The stock market recovery was not derailed by a hawkish shift in Fed Chair Powell's message last week. The possibility of a 50 BP rate hike is still too far ahead to dominate the market. But the threat could weigh on stocks after the bulk of Q122 corporate earnings are reported and the May 3-4 FOMC meeting approaches -- and especially since the March CPI, due April 12, will reflect the surge in oil prices. However, this week's key US economic data, such as the March Mfg ISM and Employment Report (both due on Friday), risk pulling back from their strong February prints. They still should be strong enough to argue for continuing Fed tightening. But, they might dampen the risk of a 50 BP hike and, along with strong corporate earnings, sustain the stock market recovery for a while longer.
Consensus looks for a steady 58.6 March Mfg ISM. This would keep the Index at a slightly lower level than the 60.7 2021 average -- still historically high but a bit more moderate than last year. The evidence is mixed, with the Empire State Mfg ISM pointing to a decline while the Phil Fed Mfg Index to an increase. But, the Phil Fed Index could have just been catching up to the increase registered by the Mfg ISM in February -- which it had missed. The Empire State correctly predicted the direction of Mfg ISM in each of the past two months.
The consensus estimates for March Nonfarm Payrolls (+475k m/m versus 676k in February) and Unemployment Rate (3.7% versus 3.8%) are consistent with the Unemployment Claims data. While job growth is expected to slow somewhat, it still would be above trend -- as seen by the expected decline in the Unemployment Rate. The most important part of the Report could be Average Hourly Earnings, after its flat print in February. There is no evidence. Consensus looks for a speedup to +0.4% m/m. This would put it back to the pace that predominated between June and November 2021 and below the 0.5-0.6% increases seen in December and January. Along with the flat February print, it could be viewed as confirming that the December-January speedups were aberrations and that wage inflation is contained so far. This could spark a relief bounce in stocks and Treasuries.

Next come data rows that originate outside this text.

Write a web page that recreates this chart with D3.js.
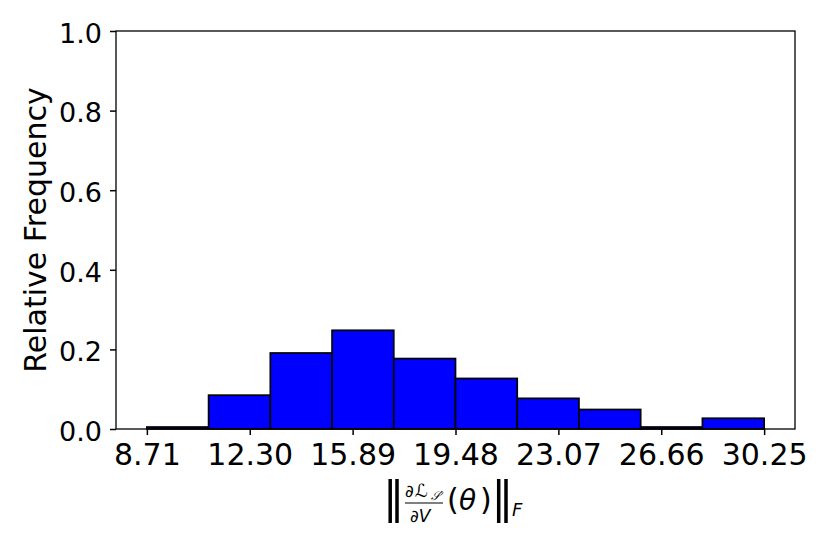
<!DOCTYPE html>
<html>
<head>
<meta charset="utf-8">
<script src="https://cdn.jsdelivr.net/npm/d3@7"></script>
<style>
  body { margin: 0; background: #fff; }
  text { font-family: "DejaVu Sans", sans-serif; fill: #000; }
</style>
</head>
<body>
<div id="chart"></div>
<script>
// histogram data
const binEdges = [8.71, 10.864, 13.018, 15.172, 17.326, 19.48, 21.634, 23.788, 25.942, 28.096, 30.25];
const freqs = [0.005, 0.085, 0.191, 0.248, 0.177, 0.127, 0.077, 0.049, 0.005, 0.027];
const xTicks = [8.71, 12.30, 15.89, 19.48, 23.07, 26.66, 30.25];
const yTicks = [0.0, 0.2, 0.4, 0.6, 0.8, 1.0];

const W = 830, H = 554;
const margin = {top: 31, right: 35, bottom: 125, left: 116};
const width = W - margin.left - margin.right,
      height = H - margin.top - margin.bottom;

const svg = d3.select('#chart').append('svg')
    .attr('width', W).attr('height', H);
const g = svg.append('g')
    .attr('transform', 'translate(' + margin.left + ',' + margin.top + ')');

// matplotlib-style 5% padding on x
const span = binEdges[binEdges.length - 1] - binEdges[0];
let x = d3.scaleLinear()
  .domain([binEdges[0] - span * 0.05, binEdges[binEdges.length - 1] + span * 0.05])
  .range([0, width]);
let y = d3.scaleLinear().domain([0, 1]).range([height, 0]);

// bars
g.append('g').selectAll('rect')
  .data(freqs)
  .enter().append('rect')
    .attr('x', (d, i) => x(binEdges[i]))
    .attr('width', (d, i) => x(binEdges[i + 1]) - x(binEdges[i]))
    .attr('y', d => y(d))
    .attr('height', d => y(0) - y(d))
    .attr('fill', '#0000ff')
    .attr('stroke', '#000')
    .attr('stroke-width', 1.7);

// frame
g.append('rect')
  .attr('x', 0).attr('y', 0).attr('width', width).attr('height', height)
  .attr('fill', 'none').attr('stroke', '#000').attr('stroke-width', 1.3);

// axes
const xAxis = g.append('g')
  .attr('transform', 'translate(0,' + height + ')')
  .call(d3.axisBottom(x).tickValues(xTicks).tickFormat(d3.format('.2f')).tickSize(6).tickPadding(6));
const yAxis = g.append('g')
  .call(d3.axisLeft(y).tickValues(yTicks).tickFormat(d3.format('.1f')).tickSize(6).tickPadding(8));
[xAxis, yAxis].forEach(a => {
  a.select('.domain').remove();
  a.selectAll('line').attr('stroke', '#000').attr('stroke-width', 1.5);
  a.selectAll('text').style('font-family', '"DejaVu Sans", sans-serif').attr('fill', '#000');
});
xAxis.selectAll('text').style('font-size', '30px').attr('dy', '0.8em');
yAxis.selectAll('text').style('font-size', '27px').attr('dy', '0.42em');

// y label
svg.append('text')
  .attr('transform', 'translate(46,' + (margin.top + height / 2) + ') rotate(-90)')
  .attr('text-anchor', 'middle')
  .style('font-size', '30px')
  .text('Relative Frequency');

// x label: ‖ ∂L_S'/∂V (θ) ‖_F
const lab = svg.append('g');
const bar = (cx) => lab.append('line')
  .attr('x1', cx).attr('x2', cx).attr('y1', 479).attr('y2', 523)
  .attr('stroke', '#000').attr('stroke-width', 3.5);
bar(390.2); bar(397);
lab.append('text').attr('x', 405).attr('y', 497).style('font-size', '17px').style('font-style', 'italic').text('\u2202');
lab.append('text').attr('x', 415).attr('y', 497).style('font-size', '18px').style('font-style', 'italic').text('\u2112');
lab.append('text').attr('x', 431).attr('y', 500).style('font-size', '12px').style('font-style', 'italic').text('\ud835\udcae\u2032');
lab.append('line').attr('x1', 405).attr('x2', 443).attr('y1', 503).attr('y2', 503).attr('stroke', '#000').attr('stroke-width', 1.2);
lab.append('text').attr('x', 410).attr('y', 521.5).style('font-size', '17px').style('font-style', 'italic').text('\u2202V');
lab.append('text').attr('x', 447).attr('y', 510).style('font-size', '30px').text('(');
lab.append('text').attr('x', 459).attr('y', 510).style('font-size', '28px').style('font-style', 'italic').text('\u03b8');
lab.append('text').attr('x', 480).attr('y', 510).style('font-size', '30px').text(')');
bar(498.7); bar(506);
lab.append('text').attr('x', 512).attr('y', 515.5).style('font-size', '18px').style('font-style', 'italic').text('F');
</script>
</body>
</html>
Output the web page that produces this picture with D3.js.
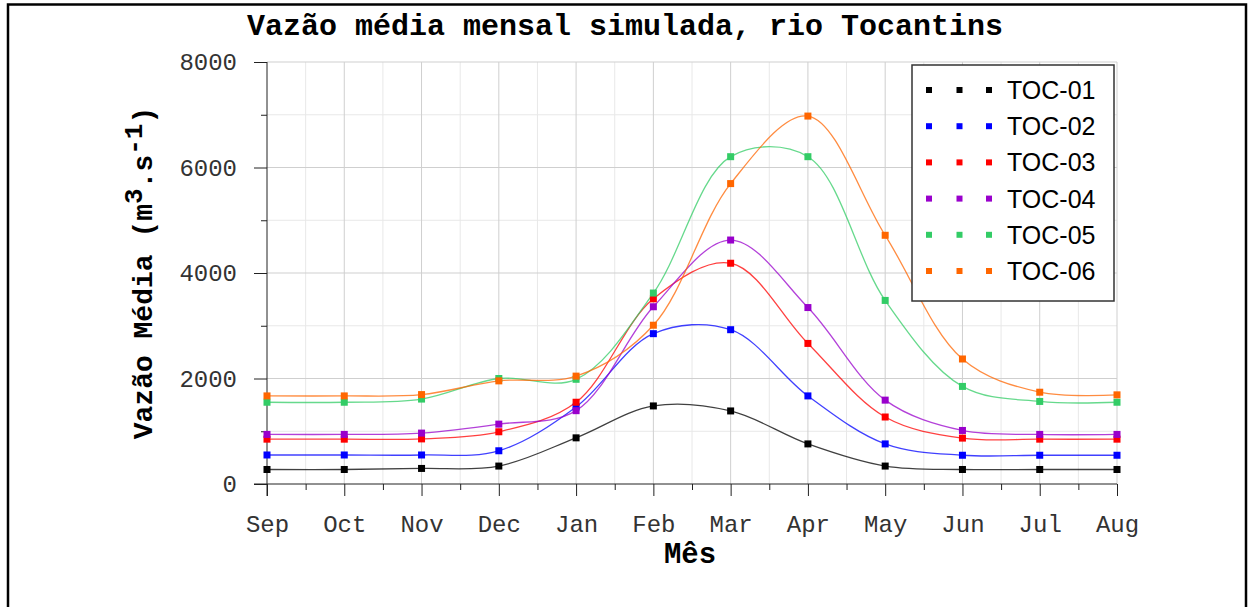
<!DOCTYPE html>
<html>
<head>
<meta charset="utf-8">
<script src="https://cdn.jsdelivr.net/npm/d3@7"></script>
<style>
  body { margin: 0; background: #fff; }
  svg { display: block; }
  .grid-major line { stroke: #cfcfcf; stroke-width: 1; }
  .grid-minor line { stroke: #e8e8e8; stroke-width: 1; }
  .axis text { font-family: "Courier New", "Liberation Mono", monospace; font-size: 24px; fill: #333; }
  .axis line, .axis path { stroke: #222; }
</style>
</head>
<body>
<svg id="chart"></svg>
<script>
const width = 1248, height = 607;
const months = ["Sep", "Oct", "Nov", "Dec", "Jan", "Feb", "Mar", "Apr", "May", "Jun", "Jul", "Aug"];
const seriesNames = ["TOC-01", "TOC-02", "TOC-03", "TOC-04", "TOC-05", "TOC-06"];
const seriesColors = ["#000000", "#0000ff", "#ff0000", "#9900cc", "#33cc66", "#ff6600"];

const toc01 = [275, 275, 295, 340, 875, 1480, 1385, 760, 340, 275, 275, 275];
const toc02 = [550, 550, 550, 630, 1460, 2850, 2925, 1670, 760, 545, 545, 545];
const toc03 = [850, 850, 855, 990, 1550, 3510, 4185, 2665, 1270, 870, 850, 850];
const toc04 = [940, 940, 965, 1135, 1390, 3360, 4625, 3345, 1590, 1015, 940, 940];
const toc05 = [1550, 1550, 1610, 2000, 1985, 3620, 6205, 6205, 3480, 1850, 1565, 1550];
const toc06 = [1670, 1670, 1695, 1955, 2045, 3010, 5695, 6975, 4715, 2370, 1740, 1690];
const seriesValues = [toc01, toc02, toc03, toc04, toc05, toc06];

const yTicks = [0, 2000, 4000, 6000, 8000];
const yMinorTicks = [1000, 3000, 5000, 7000];

const plot = { left: 267, right: 1117, top: 62, bottom: 484 };

const svg = d3.select("#chart").attr("width", width).attr("height", height);

// outer frame
svg.append("rect")
  .attr("x", 8).attr("y", 4.5)
  .attr("width", 1238).attr("height", 620)
  .attr("fill", "#fff")
  .attr("stroke", "#000")
  .attr("stroke-width", 2.5);

const x = d3.scaleLinear().domain([0, months.length - 1]).range([plot.left, plot.right]);
const y = d3.scaleLinear().domain([0, 8000]).range([plot.bottom, plot.top]);

const xMinor = d3.range(0.5, months.length - 1, 1);

// grid
const gMinor = svg.append("g").attr("class", "grid-minor");
gMinor.selectAll(".vx").data(xMinor).enter().append("line")
  .attr("x1", d => x(d)).attr("x2", d => x(d))
  .attr("y1", plot.top).attr("y2", plot.bottom);
gMinor.selectAll(".hy").data(yMinorTicks).enter().append("line")
  .attr("x1", plot.left).attr("x2", plot.right)
  .attr("y1", d => y(d)).attr("y2", d => y(d));

const gMajor = svg.append("g").attr("class", "grid-major");
gMajor.selectAll(".vx").data(d3.range(1, months.length)).enter().append("line")
  .attr("x1", d => x(d)).attr("x2", d => x(d))
  .attr("y1", plot.top).attr("y2", plot.bottom);
gMajor.selectAll(".hy").data(yTicks.slice(1)).enter().append("line")
  .attr("x1", plot.left).attr("x2", plot.right)
  .attr("y1", d => y(d)).attr("y2", d => y(d));

// axes
const xAxis = svg.append("g")
  .attr("class", "axis")
  .attr("transform", "translate(0," + plot.bottom + ")")
  .call(d3.axisBottom(x)
    .tickValues(d3.range(0, months.length))
    .tickFormat(i => months[i])
    .tickSize(12)
    .tickPadding(19));
xAxis.select(".domain").remove();

svg.append("g")
  .attr("class", "axis")
  .attr("transform", "translate(0," + plot.bottom + ")")
  .call(d3.axisBottom(x).tickValues(xMinor).tickFormat("").tickSize(6))
  .select(".domain").remove();

const yAxis = svg.append("g")
  .attr("class", "axis")
  .attr("transform", "translate(" + plot.left + ",0)")
  .call(d3.axisLeft(y).tickValues(yTicks).tickFormat(d3.format("d")).tickSize(13).tickPadding(17));
yAxis.select(".domain").remove();

svg.append("g")
  .attr("class", "axis")
  .attr("transform", "translate(" + plot.left + ",0)")
  .call(d3.axisLeft(y).tickValues(yMinorTicks).tickFormat("").tickSize(6))
  .select(".domain").remove();

svg.append("line")
  .attr("x1", plot.left - 13).attr("x2", plot.right)
  .attr("y1", plot.bottom).attr("y2", plot.bottom)
  .attr("stroke", "#222");
svg.append("line")
  .attr("x1", plot.left).attr("x2", plot.left)
  .attr("y1", plot.top).attr("y2", plot.bottom + 12)
  .attr("stroke", "#222");

// series
const line = d3.line()
  .x((d, i) => x(i))
  .y(d => y(d))
  .curve(d3.curveCatmullRom.alpha(0.5));

const gSeries = svg.append("g").attr("class", "series");
seriesValues.forEach(function (vals, s) {
  gSeries.append("path")
    .datum(vals)
    .attr("d", line)
    .attr("fill", "none")
    .attr("stroke", seriesColors[s])
    .attr("stroke-opacity", 0.75)
    .attr("stroke-width", 1.3);
});
seriesValues.forEach(function (vals, s) {
  gSeries.append("g")
    .selectAll("rect")
    .data(vals)
    .enter()
    .append("rect")
    .attr("x", (d, i) => x(i) - 3.5)
    .attr("y", d => y(d) - 3.5)
    .attr("width", 7)
    .attr("height", 7)
    .attr("fill", seriesColors[s]);
});

// legend
const legend = svg.append("g").attr("class", "legend");
legend.append("rect")
  .attr("x", 912).attr("y", 65)
  .attr("width", 202).attr("height", 236)
  .attr("fill", "#fff")
  .attr("stroke", "#333")
  .attr("stroke-width", 1.5);

const legendRow = d3.scaleLinear().domain([0, 5]).range([90, 271]);
const legendDots = [929, 959.5, 989];
seriesNames.forEach(function (name, s) {
  legendDots.forEach(function (lx) {
    legend.append("rect")
      .attr("x", lx - 3).attr("y", legendRow(s) - 3)
      .attr("width", 6).attr("height", 6)
      .attr("fill", seriesColors[s]);
  });
  legend.append("text")
    .attr("x", 1007)
    .attr("y", legendRow(s) + 9)
    .attr("font-family", "Arial, 'Liberation Sans', sans-serif")
    .attr("font-size", "25px")
    .attr("fill", "#000")
    .text(name);
});

// titles
svg.append("text")
  .attr("x", 625).attr("y", 35)
  .attr("text-anchor", "middle")
  .attr("font-family", "'Courier New', 'Liberation Mono', monospace")
  .attr("font-weight", "bold")
  .attr("font-size", "30px")
  .text("Vazão média mensal simulada, rio Tocantins");

svg.append("text")
  .attr("x", 690).attr("y", 563)
  .attr("text-anchor", "middle")
  .attr("font-family", "'Courier New', 'Liberation Mono', monospace")
  .attr("font-weight", "bold")
  .attr("font-size", "29px")
  .text("Mês");

const yTitle = svg.append("text")
  .attr("transform", "translate(152,273) rotate(-90)")
  .attr("text-anchor", "middle")
  .attr("font-family", "'Courier New', 'Liberation Mono', monospace")
  .attr("font-weight", "bold")
  .attr("font-size", "28px");
yTitle.append("tspan").text("Vazão Média (m");
yTitle.append("tspan").attr("dy", -10).attr("font-size", "26px").text("3");
yTitle.append("tspan").attr("dy", 10).text(".s");
yTitle.append("tspan").attr("dy", -10).attr("font-size", "26px").text("-1");
yTitle.append("tspan").attr("dy", 10).text(")");
</script>
</body>
</html>
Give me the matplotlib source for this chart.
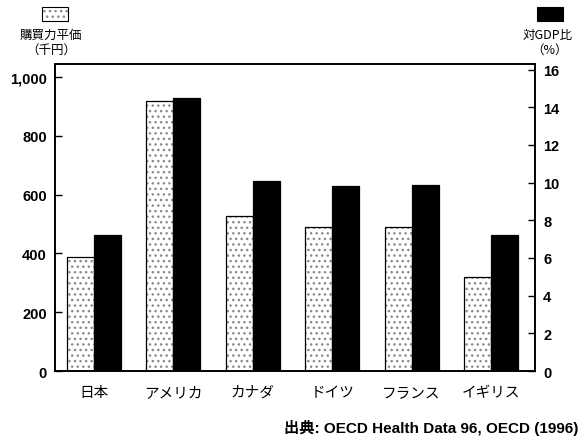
import matplotlib
matplotlib.use("Agg")
import matplotlib.pyplot as plt
import numpy as np
from matplotlib.patches import Rectangle
from matplotlib.ticker import FuncFormatter

categories = ["日本", "アメリカ", "カナダ", "ドイツ", "フランス", "イギリス"]
ppp_values = [388, 918, 526, 489, 489, 321]          # 購買力平価（千円）
gdp_ratio = [7.2, 14.5, 10.1, 9.8, 9.9, 7.2]          # 対GDP比（%）
left_ticks = [0, 200, 400, 600, 800, 1000]
right_ticks = [0, 2, 4, 6, 8, 10, 12, 14, 16]

JP = ["Noto Sans CJK JP", "DejaVu Sans"]
LAT = ["Liberation Sans", "Noto Sans CJK JP"]

fig = plt.figure(figsize=(5.8, 4.39), dpi=100)
ax = fig.add_axes([0.0948, 0.1526, 0.8272, 0.6994])
ax2 = ax.twinx()

x = np.arange(len(categories))
w = 0.34

# dotted bars (left axis)
ax.bar(x - w / 2, ppp_values, width=w, color="white", edgecolor="#8a8a8a",
       hatch="...", linewidth=0, zorder=2)
ax.bar(x - w / 2, ppp_values, width=w, fill=False, edgecolor="black",
       linewidth=0.9, zorder=3)
# black bars (right axis)
ax2.bar(x + w / 2, gdp_ratio, width=w, color="black", edgecolor="black",
        linewidth=0.9, zorder=3)

ax.set_xlim(-0.49, 5.55)
ax.set_ylim(0, 1044)
ax2.set_ylim(0, 16.3)

ax.set_yticks(left_ticks)
ax.yaxis.set_major_formatter(FuncFormatter(lambda v, p: f"{int(v):,}"))
ax2.set_yticks(right_ticks)

ax.set_xticks(x)
ax.set_xticklabels(categories, family=JP, fontsize=10.5)
ax.tick_params(axis="x", length=0, pad=10)
ax.tick_params(axis="y", direction="in", length=5, width=1, pad=6)
ax2.tick_params(axis="y", direction="in", length=5, width=1, pad=6)
for lab in ax.get_yticklabels() + ax2.get_yticklabels():
    lab.set_family(LAT)
    lab.set_fontweight("bold")
    lab.set_fontsize(10.5)

for a in (ax, ax2):
    for s in a.spines.values():
        s.set_linewidth(1.2)

# legend-like headers
fig.patches.append(Rectangle((42 / 580, 1 - 22 / 439), 26 / 580, 14 / 439,
                             transform=fig.transFigure, facecolor="white",
                             edgecolor="#8a8a8a", linewidth=0, hatch="...",
                             figure=fig))
fig.patches.append(Rectangle((42 / 580, 1 - 22 / 439), 26 / 580, 14 / 439,
                             transform=fig.transFigure, fill=False,
                             edgecolor="black", linewidth=0.8, figure=fig))
fig.patches.append(Rectangle((537 / 580, 1 - 22 / 439), 26 / 580, 14 / 439,
                             transform=fig.transFigure, facecolor="black",
                             edgecolor="black", linewidth=0.8, figure=fig))
fig.text(51 / 580, 1 - 35 / 439, "購買力平価", family=JP, fontsize=9,
         ha="center", va="center")
fig.text(51 / 580, 1 - 50 / 439, "（千円）", family=JP, fontsize=9,
         ha="center", va="center")
fig.text(548 / 580, 1 - 35 / 439, "対GDP比", family=JP, fontsize=9,
         ha="center", va="center")
fig.text(550 / 580, 1 - 50 / 439, "（%）", family=JP, fontsize=9,
         ha="center", va="center")

fig.text(578 / 580, 1 - 428 / 439, "出典: OECD Health Data 96, OECD (1996)",
         family=LAT, fontweight="bold", fontsize=11, ha="right", va="center")

fig.savefig("out.png", dpi=100)
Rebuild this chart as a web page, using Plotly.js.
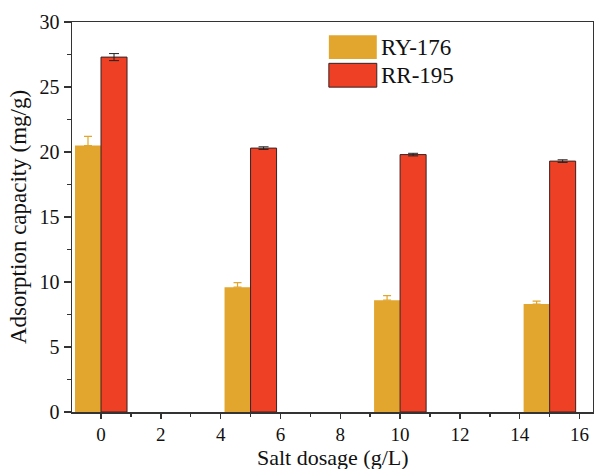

Consensus-like prints of this week's key data would not guarantee a 50 BP hike by the Fed in May. But, they would not rule it out either. There are reasons why a more aggressive Fed tightening may be appropriate. /1/ While the run-up in oil prices should be viewed as a relative price change, its impact on other prices is so pervasive that it gives the impression of higher overall inflation. This could feed into increased wage demands -- and thus a wage-price spiral. /2/ With the Unemployment Rate so low and job vacancies so high, demand for labor is too strong and has to be reduced to avoid wage/price inflation. The sooner this happens, the less chance of inflation getting out of control. /3/ A more aggressive Fed would likely undercut speculative demand in commodities. Commodity prices could fall somewhat, although it seems that fundamental reasons are behind their recent run-up.